How the pricing compares

When evaluating AWS Polly's pricing, it is useful to compare it with other leading text-to-speech services, such as Google Cloud Text-to-Speech and Microsoft Azure Text to Speech. While all offer pay-as-you-go models based on character count, their specific rates, free tier allowances, and advanced feature pricing can differ.

Google Cloud Text-to-Speech

Google Cloud Text-to-Speech also offers standard and WaveNet (neural equivalent) voices. Their pricing for standard voices is often comparable to AWS Polly's, with WaveNet voices typically priced higher than standard voices. Google's free tier provides 1 million characters per month for standard voices and 500,000 characters per month for WaveNet voices, which is less than AWS Polly's free tier for new customers over 12 months. For detailed information, consult the Google Cloud Text-to-Speech pricing documentation.

Microsoft Azure Text to Speech

Azure's Text to Speech service provides standard, neural, and custom neural voices. Their pricing structure includes a free tier that offers 500,000 characters per month for standard voices and 50,000 characters per month for neural voices. Paid tiers for neural voices are generally competitive with AWS Polly and Google Cloud. Azure also offers specialized pricing for custom neural voices, which involves additional costs for training and hosting. Detailed pricing can be found on the Azure Text to Speech pricing page.

ElevenLabs

ElevenLabs focuses heavily on highly realistic and customizable neural voices, including features like voice cloning and advanced speech synthesis. Their pricing model differs significantly, often starting with a subscription-based approach that includes a certain number of characters per month, with additional characters available at a per-character rate. ElevenLabs' free tier is typically more limited in character count compared to the cloud providers but allows access to their advanced voice features. Their target audience and feature set often cater to creators and developers requiring highly nuanced and unique voice outputs. For specifics, refer to the ElevenLabs pricing plans.

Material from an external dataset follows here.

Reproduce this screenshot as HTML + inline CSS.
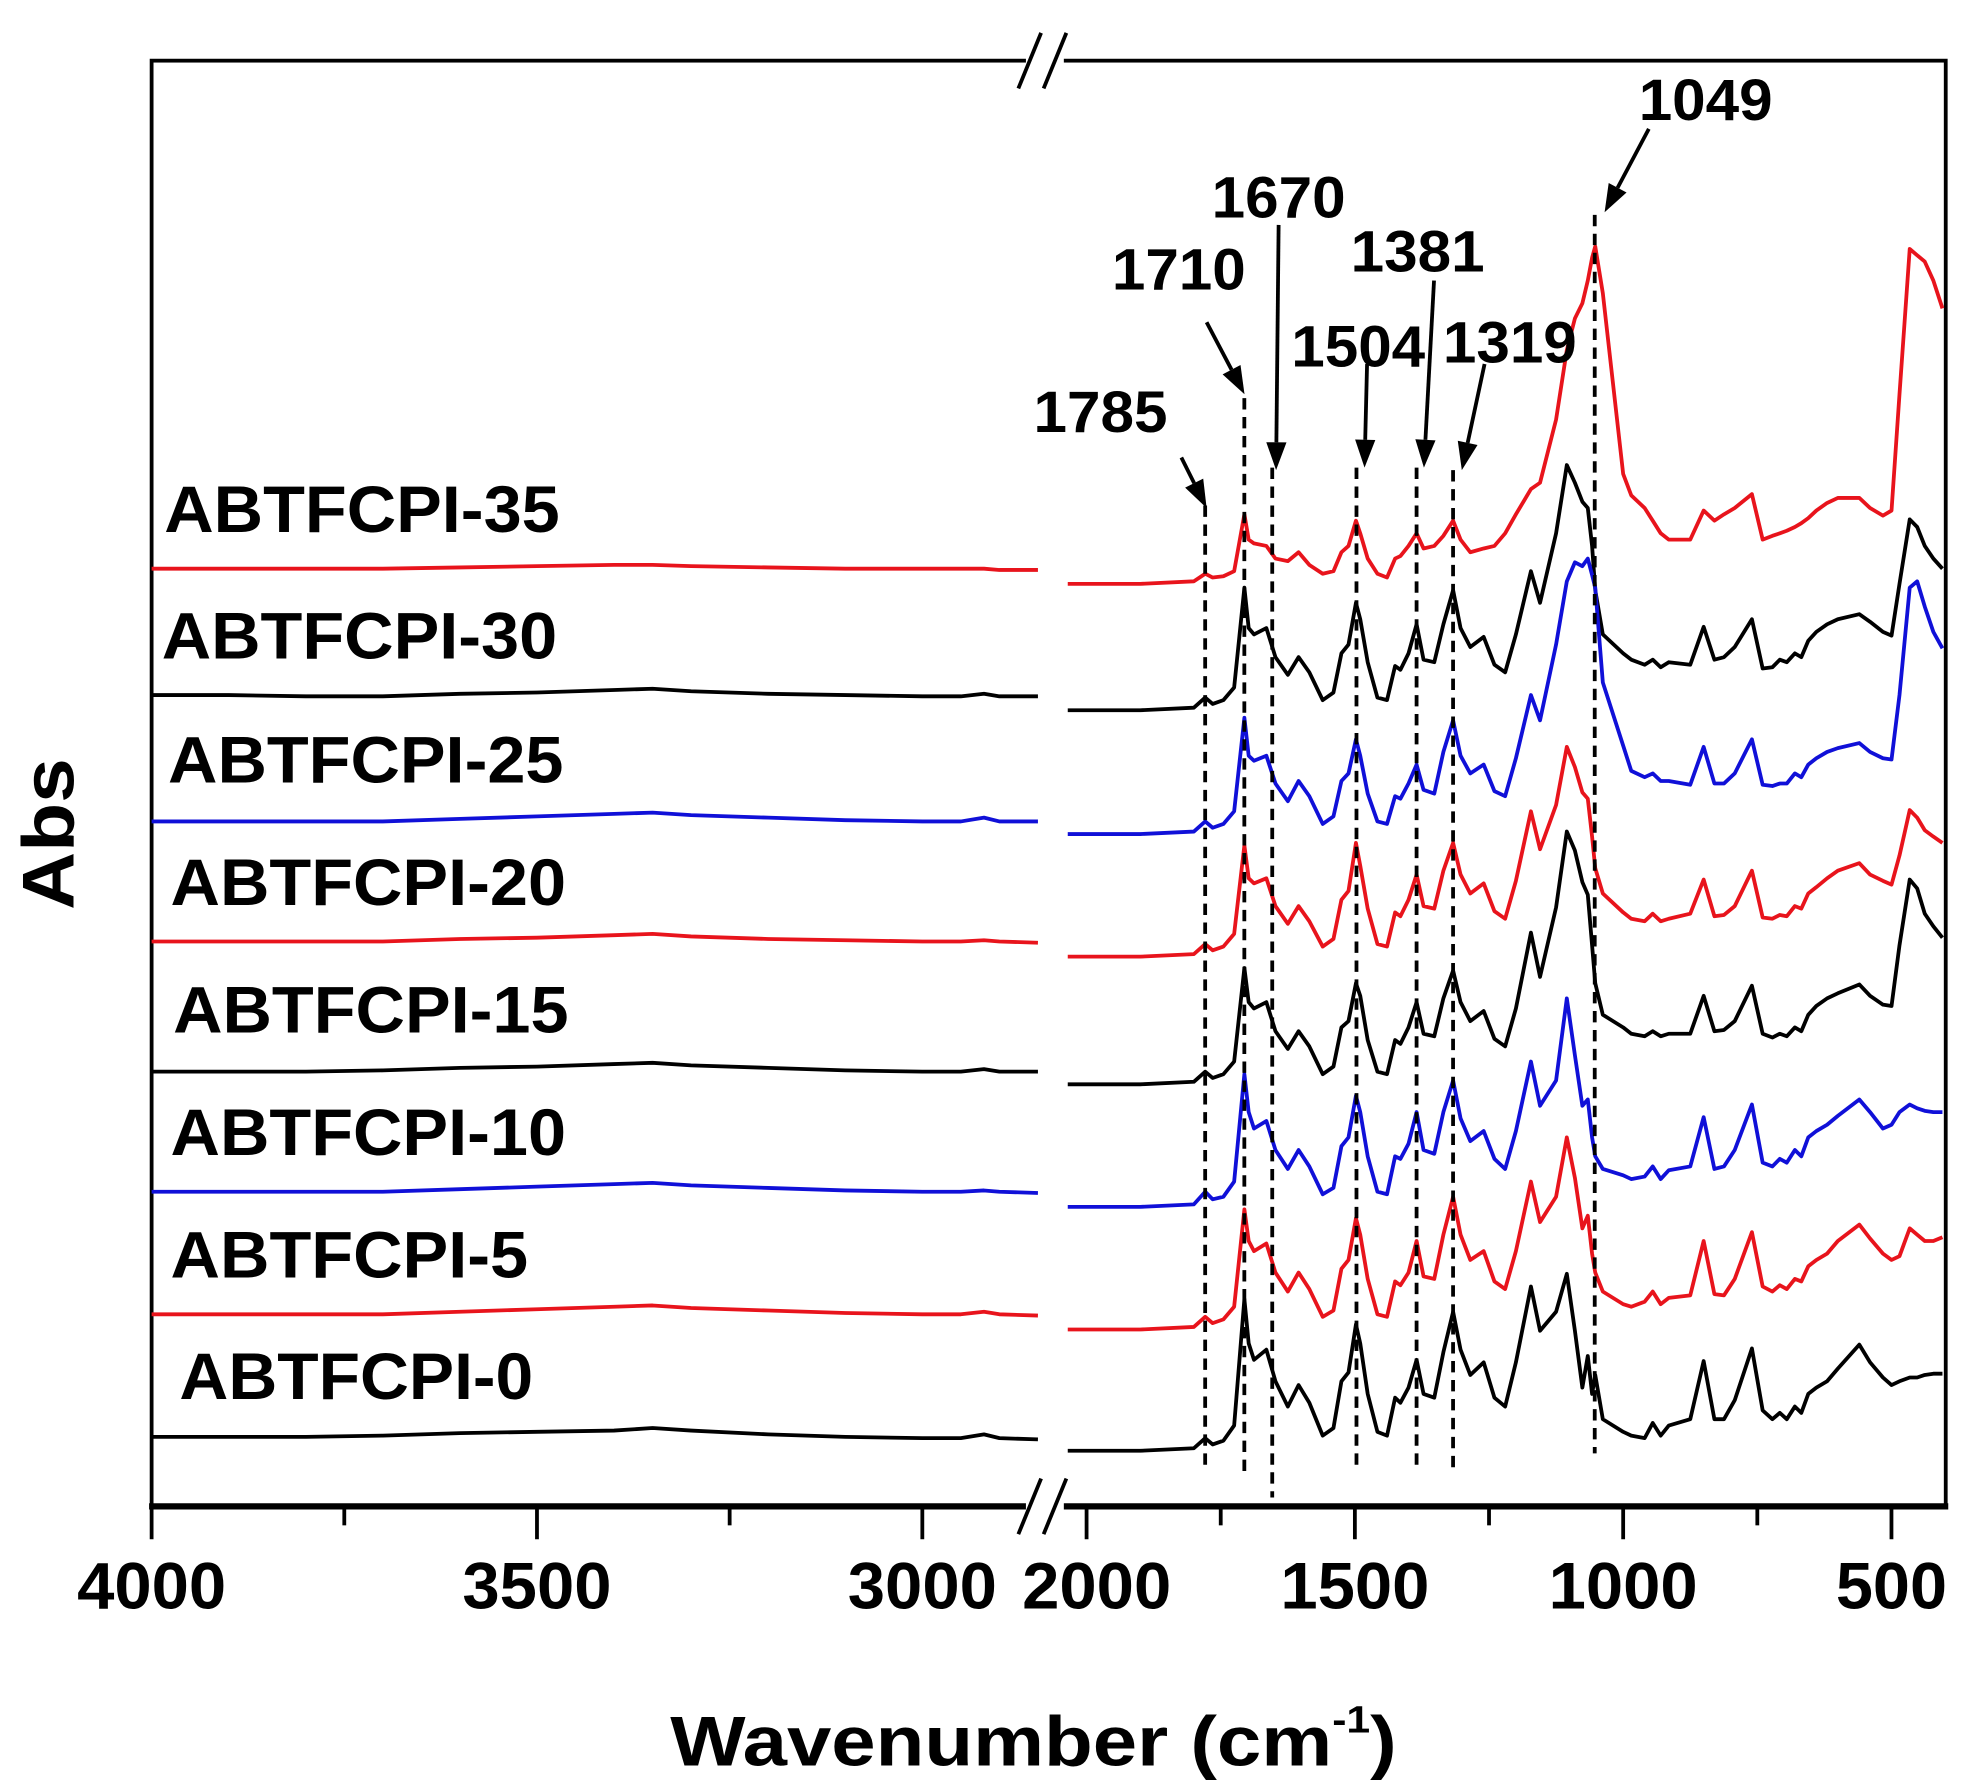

In summary, AWS Polly generally offers a competitive free tier for new users and a clear, character-based pricing model. While its standard voice pricing is often competitive, its neural and long-form voice options reflect the advanced technology and naturalness they provide. Developers should consider not only the per-character cost but also the specific features, voice quality requirements, and overall ecosystem integration when choosing a text-to-speech provider. For example, developers already deeply integrated into the AWS ecosystem might find Polly the most convenient and cost-effective option due to existing infrastructure and familiarity, as described by Mozilla's explanation of vendor lock-in considerations.